__DATASET EXTRACT__:
++++++

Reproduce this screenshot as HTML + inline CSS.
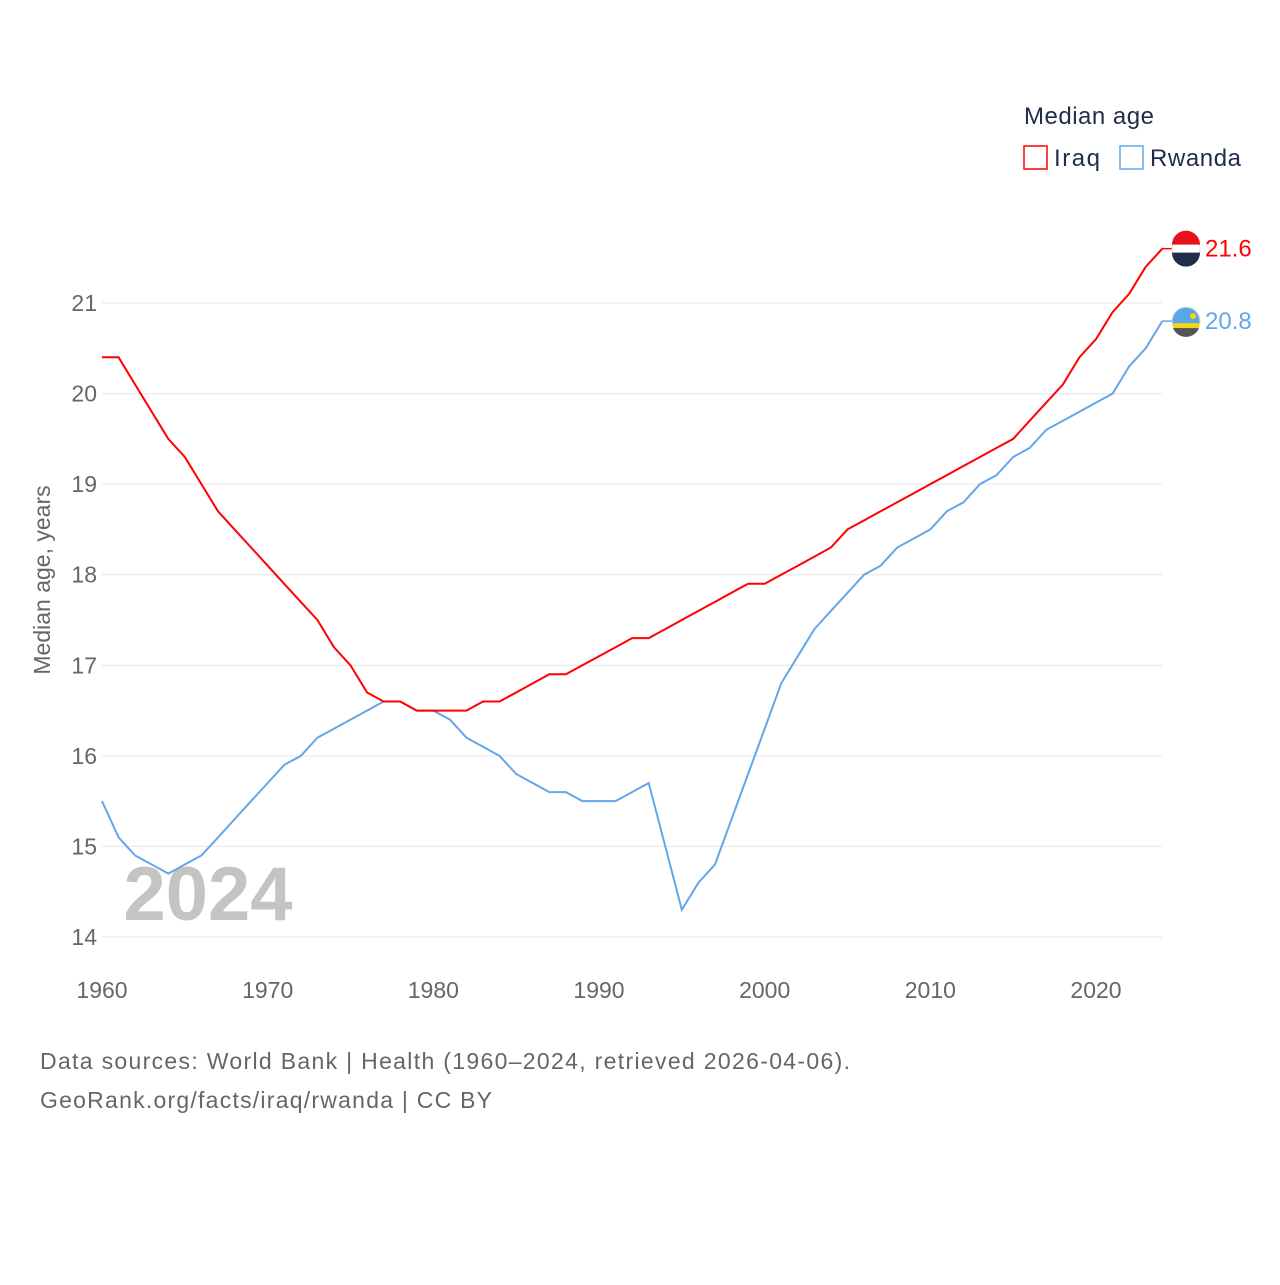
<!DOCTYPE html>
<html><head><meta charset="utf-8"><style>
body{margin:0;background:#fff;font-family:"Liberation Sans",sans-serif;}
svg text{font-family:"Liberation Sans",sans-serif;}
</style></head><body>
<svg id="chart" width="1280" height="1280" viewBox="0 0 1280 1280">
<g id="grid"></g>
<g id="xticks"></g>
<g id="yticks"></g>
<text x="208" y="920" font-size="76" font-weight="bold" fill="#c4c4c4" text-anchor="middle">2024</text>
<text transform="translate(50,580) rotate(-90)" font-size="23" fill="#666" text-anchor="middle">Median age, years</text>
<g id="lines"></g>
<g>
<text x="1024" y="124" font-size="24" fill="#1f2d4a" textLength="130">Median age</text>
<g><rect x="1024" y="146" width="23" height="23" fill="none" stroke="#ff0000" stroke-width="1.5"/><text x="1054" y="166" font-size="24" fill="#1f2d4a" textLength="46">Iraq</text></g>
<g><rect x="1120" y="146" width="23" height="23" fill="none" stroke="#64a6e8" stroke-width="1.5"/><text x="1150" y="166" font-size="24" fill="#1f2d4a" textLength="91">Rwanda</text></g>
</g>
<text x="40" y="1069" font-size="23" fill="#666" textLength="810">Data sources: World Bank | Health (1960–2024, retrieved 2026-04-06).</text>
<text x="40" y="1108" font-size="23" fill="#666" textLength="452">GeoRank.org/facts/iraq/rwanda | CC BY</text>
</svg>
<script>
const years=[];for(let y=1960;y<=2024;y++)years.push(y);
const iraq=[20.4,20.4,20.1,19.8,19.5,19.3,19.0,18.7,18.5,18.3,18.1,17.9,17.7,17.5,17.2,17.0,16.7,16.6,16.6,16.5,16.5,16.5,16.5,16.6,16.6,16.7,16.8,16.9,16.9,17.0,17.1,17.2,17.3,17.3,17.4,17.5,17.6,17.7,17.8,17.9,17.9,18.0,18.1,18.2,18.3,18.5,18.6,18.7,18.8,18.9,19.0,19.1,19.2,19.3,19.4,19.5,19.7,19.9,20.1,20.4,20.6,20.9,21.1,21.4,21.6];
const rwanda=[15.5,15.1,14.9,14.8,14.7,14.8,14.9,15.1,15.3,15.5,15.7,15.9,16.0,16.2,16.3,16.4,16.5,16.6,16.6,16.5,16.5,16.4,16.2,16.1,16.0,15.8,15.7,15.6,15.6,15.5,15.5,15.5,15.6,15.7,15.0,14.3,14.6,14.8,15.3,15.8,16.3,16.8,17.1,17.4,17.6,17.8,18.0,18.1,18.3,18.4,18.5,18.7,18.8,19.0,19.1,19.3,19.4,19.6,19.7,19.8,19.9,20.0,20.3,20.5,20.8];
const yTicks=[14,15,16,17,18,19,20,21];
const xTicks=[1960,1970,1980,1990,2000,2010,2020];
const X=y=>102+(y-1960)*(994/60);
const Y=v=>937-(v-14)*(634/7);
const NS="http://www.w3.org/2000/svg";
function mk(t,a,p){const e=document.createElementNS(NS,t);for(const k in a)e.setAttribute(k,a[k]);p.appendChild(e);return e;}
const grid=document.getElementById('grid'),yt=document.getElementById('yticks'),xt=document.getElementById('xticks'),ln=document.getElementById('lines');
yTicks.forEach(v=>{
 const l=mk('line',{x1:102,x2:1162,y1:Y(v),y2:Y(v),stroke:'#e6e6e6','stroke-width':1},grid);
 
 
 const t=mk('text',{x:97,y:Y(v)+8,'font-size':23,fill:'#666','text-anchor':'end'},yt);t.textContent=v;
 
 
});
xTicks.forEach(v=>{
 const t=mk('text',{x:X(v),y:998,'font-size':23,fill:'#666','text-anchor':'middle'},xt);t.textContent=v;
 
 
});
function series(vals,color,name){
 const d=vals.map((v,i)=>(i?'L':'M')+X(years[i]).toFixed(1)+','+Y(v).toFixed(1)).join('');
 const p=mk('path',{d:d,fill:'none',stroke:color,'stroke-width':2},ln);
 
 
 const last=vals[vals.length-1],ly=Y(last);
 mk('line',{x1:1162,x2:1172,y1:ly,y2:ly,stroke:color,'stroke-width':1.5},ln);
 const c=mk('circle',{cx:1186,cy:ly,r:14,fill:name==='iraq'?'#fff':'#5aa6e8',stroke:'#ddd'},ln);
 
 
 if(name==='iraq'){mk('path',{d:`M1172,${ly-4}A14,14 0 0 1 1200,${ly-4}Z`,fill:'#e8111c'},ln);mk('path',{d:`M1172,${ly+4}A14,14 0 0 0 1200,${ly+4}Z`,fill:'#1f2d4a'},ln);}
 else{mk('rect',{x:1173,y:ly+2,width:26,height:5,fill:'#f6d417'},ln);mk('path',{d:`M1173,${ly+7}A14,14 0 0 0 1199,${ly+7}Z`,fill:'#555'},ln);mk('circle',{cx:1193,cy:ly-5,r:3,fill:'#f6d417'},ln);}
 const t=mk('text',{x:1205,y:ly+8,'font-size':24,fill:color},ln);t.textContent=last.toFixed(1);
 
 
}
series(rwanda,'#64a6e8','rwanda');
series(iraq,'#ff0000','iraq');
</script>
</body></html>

++++++

Return the material word for word. Pictures are not part of the copy.

__FINAL RESULT__:
Reproduce this screenshot as HTML + inline CSS.
<!DOCTYPE html>
<html><head><meta charset="utf-8"><style>
body{margin:0;background:#fff;font-family:"Liberation Sans",sans-serif;}
svg text{font-family:"Liberation Sans",sans-serif;}
</style></head><body>
<svg id="chart" width="1280" height="1280" viewBox="0 0 1280 1280">
<g id="grid"></g>
<g id="xticks"></g>
<g id="yticks"></g>
<text x="208" y="920" font-size="76" font-weight="bold" fill="#c4c4c4" text-anchor="middle">2024</text>
<text transform="translate(50,580) rotate(-90)" font-size="23" fill="#666" text-anchor="middle">Median age, years</text>
<g id="lines"></g>
<g>
<text x="1024" y="124" font-size="24" fill="#1f2d4a" textLength="130">Median age</text>
<g><rect x="1024" y="146" width="23" height="23" fill="none" stroke="#ff0000" stroke-width="1.5"/><text x="1054" y="166" font-size="24" fill="#1f2d4a" textLength="46">Iraq</text></g>
<g><rect x="1120" y="146" width="23" height="23" fill="none" stroke="#64a6e8" stroke-width="1.5"/><text x="1150" y="166" font-size="24" fill="#1f2d4a" textLength="91">Rwanda</text></g>
</g>
<text x="40" y="1069" font-size="23" fill="#666" textLength="810">Data sources: World Bank | Health (1960–2024, retrieved 2026-04-06).</text>
<text x="40" y="1108" font-size="23" fill="#666" textLength="452">GeoRank.org/facts/iraq/rwanda | CC BY</text>
</svg>
<script>
const years=[];for(let y=1960;y<=2024;y++)years.push(y);
const iraq=[20.4,20.4,20.1,19.8,19.5,19.3,19.0,18.7,18.5,18.3,18.1,17.9,17.7,17.5,17.2,17.0,16.7,16.6,16.6,16.5,16.5,16.5,16.5,16.6,16.6,16.7,16.8,16.9,16.9,17.0,17.1,17.2,17.3,17.3,17.4,17.5,17.6,17.7,17.8,17.9,17.9,18.0,18.1,18.2,18.3,18.5,18.6,18.7,18.8,18.9,19.0,19.1,19.2,19.3,19.4,19.5,19.7,19.9,20.1,20.4,20.6,20.9,21.1,21.4,21.6];
const rwanda=[15.5,15.1,14.9,14.8,14.7,14.8,14.9,15.1,15.3,15.5,15.7,15.9,16.0,16.2,16.3,16.4,16.5,16.6,16.6,16.5,16.5,16.4,16.2,16.1,16.0,15.8,15.7,15.6,15.6,15.5,15.5,15.5,15.6,15.7,15.0,14.3,14.6,14.8,15.3,15.8,16.3,16.8,17.1,17.4,17.6,17.8,18.0,18.1,18.3,18.4,18.5,18.7,18.8,19.0,19.1,19.3,19.4,19.6,19.7,19.8,19.9,20.0,20.3,20.5,20.8];
const yTicks=[14,15,16,17,18,19,20,21];
const xTicks=[1960,1970,1980,1990,2000,2010,2020];
const X=y=>102+(y-1960)*(994/60);
const Y=v=>937-(v-14)*(634/7);
const NS="http://www.w3.org/2000/svg";
function mk(t,a,p){const e=document.createElementNS(NS,t);for(const k in a)e.setAttribute(k,a[k]);p.appendChild(e);return e;}
const grid=document.getElementById('grid'),yt=document.getElementById('yticks'),xt=document.getElementById('xticks'),ln=document.getElementById('lines');
yTicks.forEach(v=>{
 const l=mk('line',{x1:102,x2:1162,y1:Y(v),y2:Y(v),stroke:'#e6e6e6','stroke-width':1},grid);
 
 
 const t=mk('text',{x:97,y:Y(v)+8,'font-size':23,fill:'#666','text-anchor':'end'},yt);t.textContent=v;
 
 
});
xTicks.forEach(v=>{
 const t=mk('text',{x:X(v),y:998,'font-size':23,fill:'#666','text-anchor':'middle'},xt);t.textContent=v;
 
 
});
function series(vals,color,name){
 const d=vals.map((v,i)=>(i?'L':'M')+X(years[i]).toFixed(1)+','+Y(v).toFixed(1)).join('');
 const p=mk('path',{d:d,fill:'none',stroke:color,'stroke-width':2},ln);
 
 
 const last=vals[vals.length-1],ly=Y(last);
 mk('line',{x1:1162,x2:1172,y1:ly,y2:ly,stroke:color,'stroke-width':1.5},ln);
 const c=mk('circle',{cx:1186,cy:ly,r:14,fill:name==='iraq'?'#fff':'#5aa6e8',stroke:'#ddd'},ln);
 
 
 if(name==='iraq'){mk('path',{d:`M1172,${ly-4}A14,14 0 0 1 1200,${ly-4}Z`,fill:'#e8111c'},ln);mk('path',{d:`M1172,${ly+4}A14,14 0 0 0 1200,${ly+4}Z`,fill:'#1f2d4a'},ln);}
 else{mk('rect',{x:1173,y:ly+2,width:26,height:5,fill:'#f6d417'},ln);mk('path',{d:`M1173,${ly+7}A14,14 0 0 0 1199,${ly+7}Z`,fill:'#555'},ln);mk('circle',{cx:1193,cy:ly-5,r:3,fill:'#f6d417'},ln);}
 const t=mk('text',{x:1205,y:ly+8,'font-size':24,fill:color},ln);t.textContent=last.toFixed(1);
 
 
}
series(rwanda,'#64a6e8','rwanda');
series(iraq,'#ff0000','iraq');
</script>
</body></html>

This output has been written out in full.